Unforeseen Dangers of the Leap Second
A sufficiently-advanced warning of the dangers of time-based programming appears in this month's Availability Digest:
There is a reason that there will be no space launches on June 30 or July 1, 2015. Scientists do not want to risk a computer malfunction due to a leap second being added at midnight UTC.
...
The leap second is such an erratic and infrequent occurrence that it is likely that many systems have not been built to account for it. Consequently, everyone should monitor their systems carefully as the next leap second approaches, just in case.
Last time around (June 30, 2012, 23:59:60) a number of major sites and installations went down. A Linux timer kernel patch was required:
While Reddit was struggling with its Cassandra servers, Gawker had issues with its Tomcat servers, and Mozilla had trouble with Hadoop. Both Hadoop and Tomcat also depend on Linux and Java, and it would seem they were hit by the same glitch.

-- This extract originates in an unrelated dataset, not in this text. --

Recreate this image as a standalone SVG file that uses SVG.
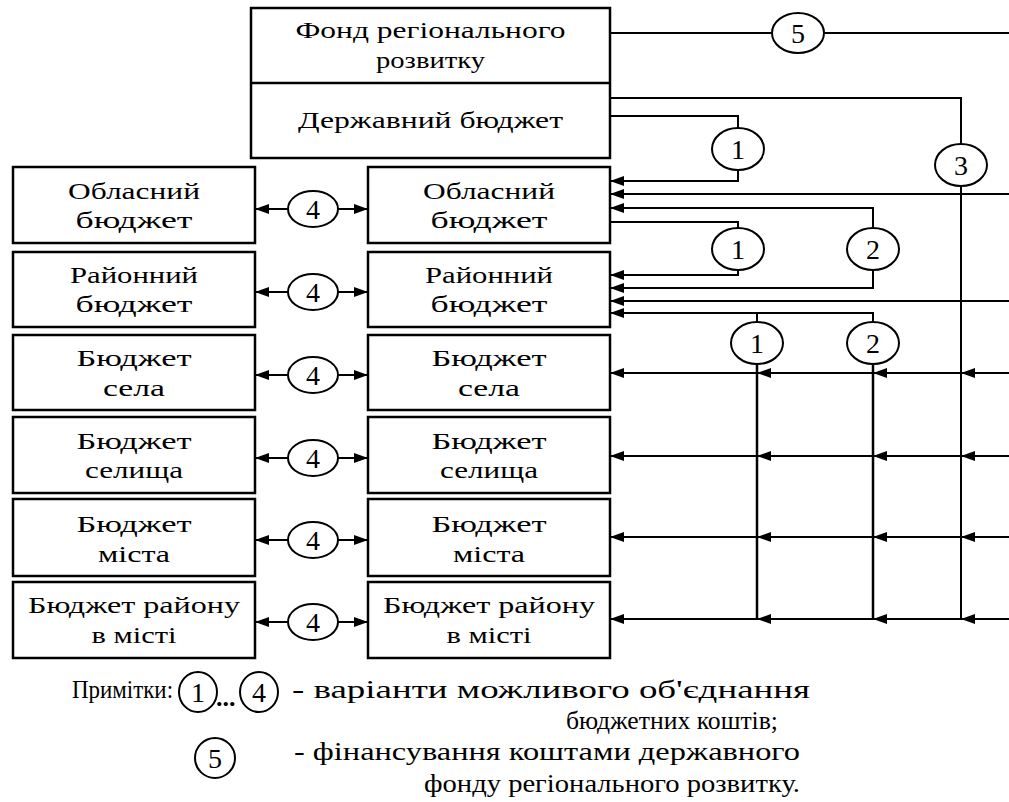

To avoid the issues that come with NTP servers issuing a "60th second" of the day (i.e. 23:59:59
, 23:59:60
, 00:00:00
) Google's approach is to implement a "leap smear" over the course of a day:
We modified our internal NTP servers to gradually add a couple of milliseconds to every update, varying over a time window before the moment when the leap second actually happens. This meant that when it became time to add an extra second at midnight, our clocks had already taken this into account, by skewing the time over the course of the day. All of our servers were then able to continue as normal with the new year, blissfully unaware that a leap second had just occurred.

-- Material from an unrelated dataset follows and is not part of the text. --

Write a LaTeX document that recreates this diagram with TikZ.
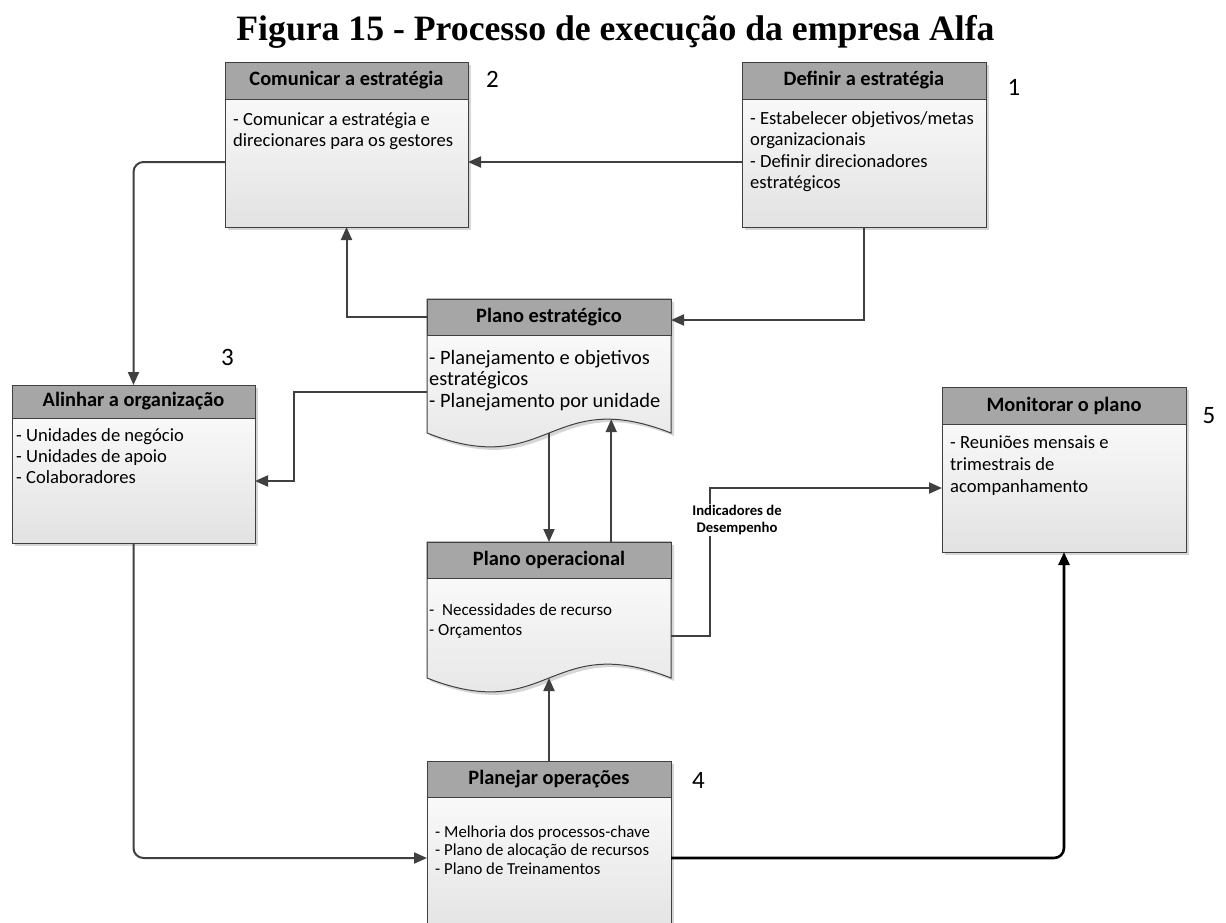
\documentclass[tikz,border=0pt]{standalone}
\usepackage{fontspec}
\setmainfont{Carlito}
\newfontfamily\titlefont{Liberation Serif}
\usetikzlibrary{arrows.meta,calc,shadows}

\definecolor{bordc}{HTML}{404040}
\definecolor{hdrc}{HTML}{A6A6A6}
\definecolor{botc}{HTML}{E2E2E2}
\definecolor{shc}{HTML}{D6D6D6}
\definecolor{linec}{HTML}{404040}

\tikzset{
  boxbody/.style={draw=bordc, line width=1pt, top color=white, bottom color=botc,
    inner sep=0pt, outer sep=0pt,
    drop shadow={shadow xshift=3pt, shadow yshift=-3pt, fill=shc, opacity=1}},
  docbox/.style={inner sep=0pt, outer sep=0pt},
  hdr/.style={draw=bordc, fill=hdrc, line width=1pt, inner sep=0pt, outer sep=0pt,
    font=\fontsize{20.4}{24}\selectfont\bfseries},
  txtA/.style={inner sep=0pt, align=left, anchor=north west, font=\fontsize{18.6}{21.5}\selectfont},
  txtB/.style={inner sep=0pt, align=left, anchor=north west, font=\fontsize{20.4}{21.5}\selectfont},
  txtC/.style={inner sep=0pt, align=left, anchor=north west, font=\fontsize{17}{20}\selectfont},
  txtD/.style={inner sep=0pt, align=left, anchor=north west, font=\fontsize{16.8}{18.7}\selectfont},
  numlbl/.style={inner sep=0pt, anchor=base, font=\fontsize{25}{30}\selectfont},
  arr/.style={draw=linec, line width=2pt, -{Triangle[length=13pt,width=11pt]}},
  arrk/.style={draw=black, line width=2.6pt, -{Triangle[length=13pt,width=11pt]}},
  indlbl/.style={fill=white, inner sep=1.5pt, align=center, font=\fontsize{14.7}{17}\selectfont\bfseries}
}

\begin{document}
\begin{tikzpicture}[x=1pt,y=-1pt]
\useasboundingbox (0,0) rectangle (1226,922);
\fill[white] (0,0) rectangle (1226,922);

% title
\node[inner sep=0pt, anchor=base, font=\titlefont\bfseries\fontsize{35.7}{40}\selectfont] (title) at (615.5,40.5) {Figura 15 - Processo de execução da empresa Alfa};

% ---- Comunicar a estrategia
\node[boxbody, minimum width=243pt, minimum height=165pt] (com) at (346.5,144.5) {};
\node[hdr, minimum width=243pt, minimum height=37pt, anchor=north] (comh) at (com.north) {Comunicar a estratégia};
\node[txtA] (comt) at (233,110) {\strut- Comunicar a estratégia e\\direcionares para os gestores};
\node[numlbl] (n2) at (492.5,87) {2};

% ---- Definir a estrategia
\node[boxbody, minimum width=244pt, minimum height=165pt] (def) at (864,144.5) {};
\node[hdr, minimum width=244pt, minimum height=37pt, anchor=north] (defh) at (def.north) {Definir a estratégia};
\node[txtA] (deft) at (750,109) {\strut- Estabelecer objetivos/metas\\organizacionais\\- Definir direcionadores\\estratégicos};
\node[numlbl] (n1) at (1014,95) {1};

% ---- Alinhar a organizacao
\node[boxbody, minimum width=243pt, minimum height=158pt] (ali) at (133.5,464) {};
\node[hdr, minimum width=243pt, minimum height=33pt, anchor=north] (alih) at (ali.north) {Alinhar a organização};
\node[txtA, font=\fontsize{18.6}{21}\selectfont] (alit) at (16,426.3) {\strut- Unidades de negócio\\- Unidades de apoio\\- Colaboradores};
\node[numlbl] (n3) at (227.5,365) {3};

% ---- Monitorar o plano
\node[boxbody, minimum width=244pt, minimum height=165pt] (mon) at (1064,469.5) {};
\node[hdr, minimum width=244pt, minimum height=37pt, anchor=north] (monh) at (mon.north) {Monitorar o plano};
\node[txtA, font=\fontsize{18.6}{22}\selectfont] (mont) at (950,432.6) {\strut- Reuniões mensais e\\trimestrais de\\acompanhamento};
\node[numlbl] (n5) at (1209,423) {5};

% ---- Plano estrategico (document shape)
\node[docbox, minimum width=244pt, minimum height=134pt] (ple) at (549,366) {};
\fill[shc, transform canvas={xshift=3pt,yshift=-3pt}] (ple.north west) -- (ple.north east) -- (ple.south east) .. controls ($(ple.south)+(0,-48)$) and ($(ple.south)+(0,48)$) .. (ple.south west) -- cycle;
\path[draw=bordc, line width=1pt, top color=white, bottom color=botc] (ple.north west) -- (ple.north east) -- (ple.south east) .. controls ($(ple.south)+(0,-48)$) and ($(ple.south)+(0,48)$) .. (ple.south west) -- cycle;
\path (ple.south west) .. controls ($(ple.south)+(0,48)$) and ($(ple.south)+(0,-48)$) .. (ple.south east) coordinate[pos=0.5] (pleM) coordinate[pos=0.803] (pleC);
\node[hdr, minimum width=244pt, minimum height=36pt, anchor=north] (pleh) at (ple.north) {Plano estratégico};
\node[txtB] (plet) at (429,349) {\strut- Planejamento e objetivos\\estratégicos\\- Planejamento por unidade};

% ---- Plano operacional (document shape)
\node[docbox, minimum width=244pt, minimum height=136pt] (plo) at (549,610) {};
\fill[shc, transform canvas={xshift=3pt,yshift=-3pt}] (plo.north west) -- (plo.north east) -- (plo.south east) .. controls ($(plo.south)+(0,-48)$) and ($(plo.south)+(0,48)$) .. (plo.south west) -- cycle;
\path[draw=bordc, line width=1pt, top color=white, bottom color=botc] (plo.north west) -- (plo.north east) -- (plo.south east) .. controls ($(plo.south)+(0,-48)$) and ($(plo.south)+(0,48)$) .. (plo.south west) -- cycle;
\path (plo.south west) .. controls ($(plo.south)+(0,48)$) and ($(plo.south)+(0,-48)$) .. (plo.south east) coordinate[pos=0.5] (ploM);
\node[hdr, minimum width=244pt, minimum height=36pt, anchor=north] (ploh) at (plo.north) {Plano operacional};
\node[txtC] (plot) at (429,601) {\strut-~ Necessidades de recurso\\- Orçamentos};

% ---- Planejar operacoes
\node[boxbody, minimum width=244pt, minimum height=179pt] (pla) at (549,850.5) {};
\node[hdr, minimum width=244pt, minimum height=36pt, anchor=north] (plah) at (pla.north) {Planejar operações};
\node[txtD] (plat) at (435,823.9) {\strut- Melhoria dos processos-chave\\- Plano de alocação de recursos\\- Plano de Treinamentos};
\node[numlbl] (n4) at (698.5,788) {4};

% ---- connectors
\draw[arr] ($(def.north west)+(0,100)$) -- ($(com.north east)+(0,100)$);
\draw[arr] (def.south) |- ($(ple.north east)+(0,21)$);
\draw[arr] ($(ple.north west)+(0,18)$) -| (com.south);
\draw[arr, rounded corners=10pt] ($(com.north west)+(0,100)$) -| (ali.north);
\draw[arr] ($(ple.north west)+(0,93)$) -- ++(-133,0) |- ($(ali.north east)+(0,96)$);
\draw[arr] (pleM) -- (pleM |- plo.north);
\draw[arr] (pleC |- plo.north) -- (pleC);
\draw[arr] ($(plo.north east)+(0,94)$) -- ++(39,0) |- ($(mon.north west)+(0,101)$);
\node[indlbl] (ind) at (737,520) {Indicadores de\\Desempenho};
\draw[arr] (ploM |- pla.north) -- (ploM);
\draw[arr, rounded corners=10pt] (ali.south) |- ($(pla.north west)+(0,97)$);
\draw[arrk, rounded corners=10pt] ($(pla.north east)+(0,97)$) -| (mon.south);
\end{tikzpicture}
\end{document}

As technically competent as Google's solution is, it's unlikely to get rolled out in time for Tuesday June 30th, 2015 (if at all). A mishandled leap second could affect anything from distributed transaction locking and kernel thread management to UIs in calendar and email applications. Last leap second, the obvious metric for affected servers was CPU load as syscalls went into loops.
Setting the date was sufficient to correct some reports, but "power cycling" a server is the oldest trick in the book (perhaps behind percussive maintainance) for a reason - if the intial error condition hasn't been handled, there's no guarantee of full recovery. Just another reason systems should be designed to fail gracefully.